AI Model Bias Audit Implementation
The model shows aggregate accuracy of 0.89 — sounds good. But when you break metrics down by subgroups, it turns out: for one demographic group, precision drops to 0.71, and recall to 0.58. This isn't just "fairness" — it's an operational risk: the model systematically makes mistakes in a specific segment, and if that segment is important to the business or protected by legislation, the problem is critical.
Bias audit is a structured process for finding such gaps and their sources.
What is Bias Audit Technically
Bias audit is measuring model metrics across subgroups, comparing these metrics, statistically verifying gaps, and finding sources in data, features, or annotation process. It's not a one-time event — it's a process embedded in the ML lifecycle.
Audit standards are built on several questions:
1. Which groups to analyze? Protected characteristics under legislation (gender, age, nationality, religion, etc.) — mandatory minimum. Additionally — business-relevant segments (region, customer type, acquisition channel).
2. Which fairness definition to choose? Demographic parity, equalized odds, calibration within groups — mathematically incompatible. Choice depends on the use case.
3. What gap counts as significant? Statistical significance (p < 0.05 with multiple comparison correction) + practical significance (effect size). 2% difference on a 50k sample is statistically significant but not necessarily operationally.
Audit Methodology
Stage 1 — Data Audit
Before model training. Analyze the training dataset:
- Distribution across subgroups — underrepresentation of one group will worsen metrics specifically for it
- Feature correlation with protected attributes (proxy features)

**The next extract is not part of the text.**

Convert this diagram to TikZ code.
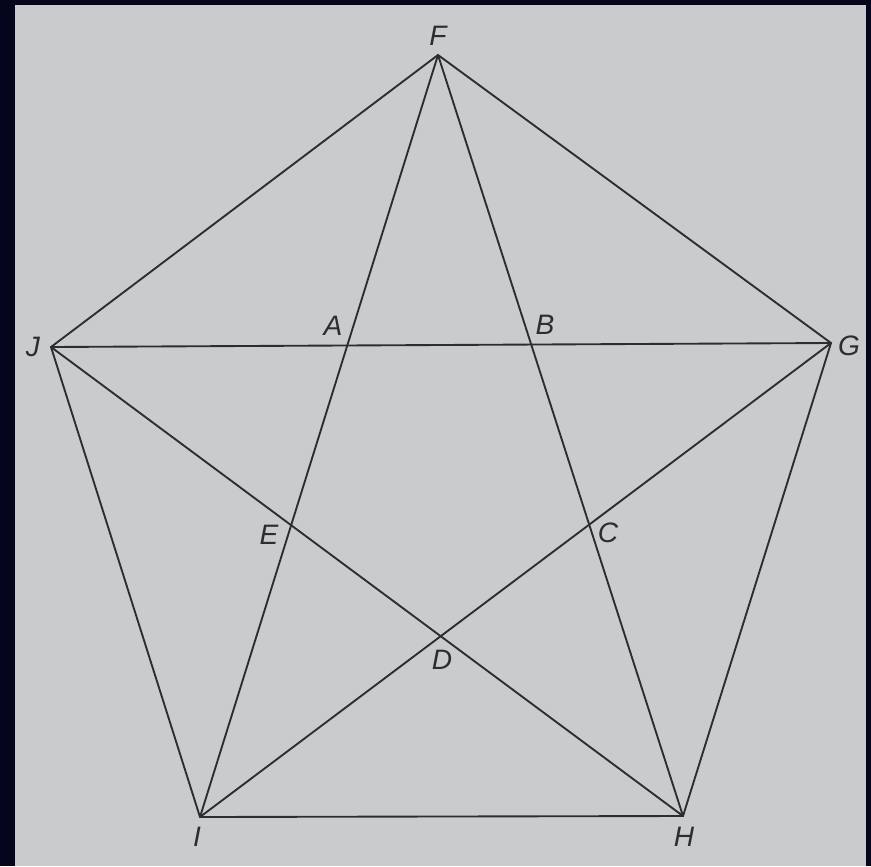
\documentclass[tikz,border=0pt]{standalone}
\usepackage{fontspec}
\setsansfont{Liberation Sans}
\usetikzlibrary{positioning}
\definecolor{PgFrame}{RGB}{5, 5, 30}
\definecolor{PgPaper}{RGB}{202, 203, 204}
\definecolor{PgInk}{RGB}{45, 45, 48}
\begin{document}
\begin{tikzpicture}[
  x=0.03cm, y=-0.03cm,
  every node/.style={font=\sffamily\itshape\fontsize{24}{28}\selectfont, text=PgInk},
  edge/.style={draw=PgInk, line width=1.6pt, line join=miter},
  lbl/.style={inner sep=0pt}
]
  %% Frame and page
  \fill[PgFrame] (0,0) rectangle (871,866);
  \fill[PgPaper] (15,5) rectangle (866,866);
  \useasboundingbox (0,0) rectangle (871,866);

  %% Pentagon vertices
  \coordinate (F) at (438, 55);
  \coordinate (G) at (831,343);
  \coordinate (H) at (683,816);
  \coordinate (I) at (200,817);
  \coordinate (J) at ( 51,347);

  %% Sides
  \draw[edge] (F) -- (G) -- (H) -- (I) -- (J) -- cycle;

  %% Diagonals
  \draw[edge] (J) -- (G);
  \draw[edge] (F) -- (I);
  \draw[edge] (F) -- (H);
  \draw[edge] (J) -- (H);
  \draw[edge] (I) -- (G);

  %% Vertex labels
  \node[lbl] (lF) at (438, 36) {F};
  \node[lbl] (lG) at (849,346) {G};
  \node[lbl] (lH) at (684,837) {H};
  \node[lbl] (lI) at (197,837) {I};
  \node[lbl] (lJ) at ( 33,347) {J};

  %% Inner star points
  \node[lbl] (lA) at (333,326) {A};
  \node[lbl] (lB) at (545,325) {B};
  \node[lbl] (lC) at (608,533) {C};
  \node[lbl] (lD) at (442,660) {D};
  \node[lbl] (lE) at (269,535) {E};
\end{tikzpicture}
\end{document}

- Annotation quality across subgroups (inter-annotator agreement via Cohen's kappa separately by group)
- Temporal bias — data from different time periods may contain different patterns for different groups
Tools: pandas profiling, Ydata-profiling, custom scripts for correlation matrix.
Stage 2 — Model Performance Audit
After training. Standard metric set for each subgroup:
from fairlearn.metrics import MetricFrame
from sklearn.metrics import accuracy_score, precision_score, recall_score
metrics = {
'accuracy': accuracy_score,
'precision': precision_score,
'recall': recall_score,
'false_positive_rate': lambda y_true, y_pred:
((y_pred == 1) & (y_true == 0)).sum() / (y_true == 0).sum()
}
mf = MetricFrame(
metrics=metrics,
y_true=y_test,
y_pred=y_pred,
sensitive_features=sensitive_features
)
print(mf.by_group)
print(mf.difference()) # Max difference between groups
print(mf.ratio()) # Min/max ratio between groups
Target thresholds (EU AI Act guidelines for high-risk systems):
- Demographic parity difference < 0.1
- Equalized odds difference < 0.1
- False positive rate ratio: 0.8 – 1.25 (80% rule, EEOC standard)
Stage 3 — Root Cause Analysis
If a gap is found — search for its source. Four main vectors:
Representation bias: subgroup comprises 3% of dataset but 15% of real requests. Model hasn't seen enough examples. Solution: oversampling (SMOTE, ADASYN), class-weighted loss, focal loss.
Feature bias: proxy feature. Postal code → ethnic group. Transaction frequency → income level → demographics. Correlation analysis of all features with protected attributes. Remove proxies or use adversarial debiasing.
Label bias: annotators labeled differently for different groups. Inter-annotator agreement by subgroup. Re-label problematic segments.
Threshold bias: single classification threshold is unfair at different base rates. Threshold optimization separately by group (Fairlearn ThresholdOptimizer).
Practical Case
Client is an HR-tech company, resume scoring model (CatBoost, 85 features). Internal audit found: recall for candidates with foreign names is 17 percentage points lower than for others.
Root cause analysis: the "university name" feature had high weight and was encoded via target encoding — universities from certain countries systematically received low encoded values due to historical underrepresentation of hired candidates. Proxy discrimination through educational institution.
Solution:
- Replaced target encoding with neutral frequency encoding for this feature
- Added adversarial head to architecture (additional "foreign/not foreign name" classifier with gradient reversal)
- Threshold optimization via Fairlearn to equalize recall
Recall gap decreased from 17 pp to 4 pp with AUC loss = 0.008.
Documentation and Reporting
Audit results are formatted in standardized form. Minimum:
Model Card (Mitchell et al., 2019) — model description, training data, metrics by subgroup, known limitations.
Algorithmic Impact Assessment — analysis of potential harms, mitigations, residual risk.
For EU AI Act (high-risk systems) — mandatory technical documentation per Annex IV.
Timeline and Process
Audit of existing model — 2-3 weeks: collect subgroup data, measure metrics, root cause analysis, report with recommendations.
Mitigation + re-audit — another 3-5 weeks depending on bias source complexity.
Embedded process — bias audit as part of CI/CD: automatic Fairlearn metrics check on each retrain with deployment blocking on threshold violation. Setup takes 1-2 weeks.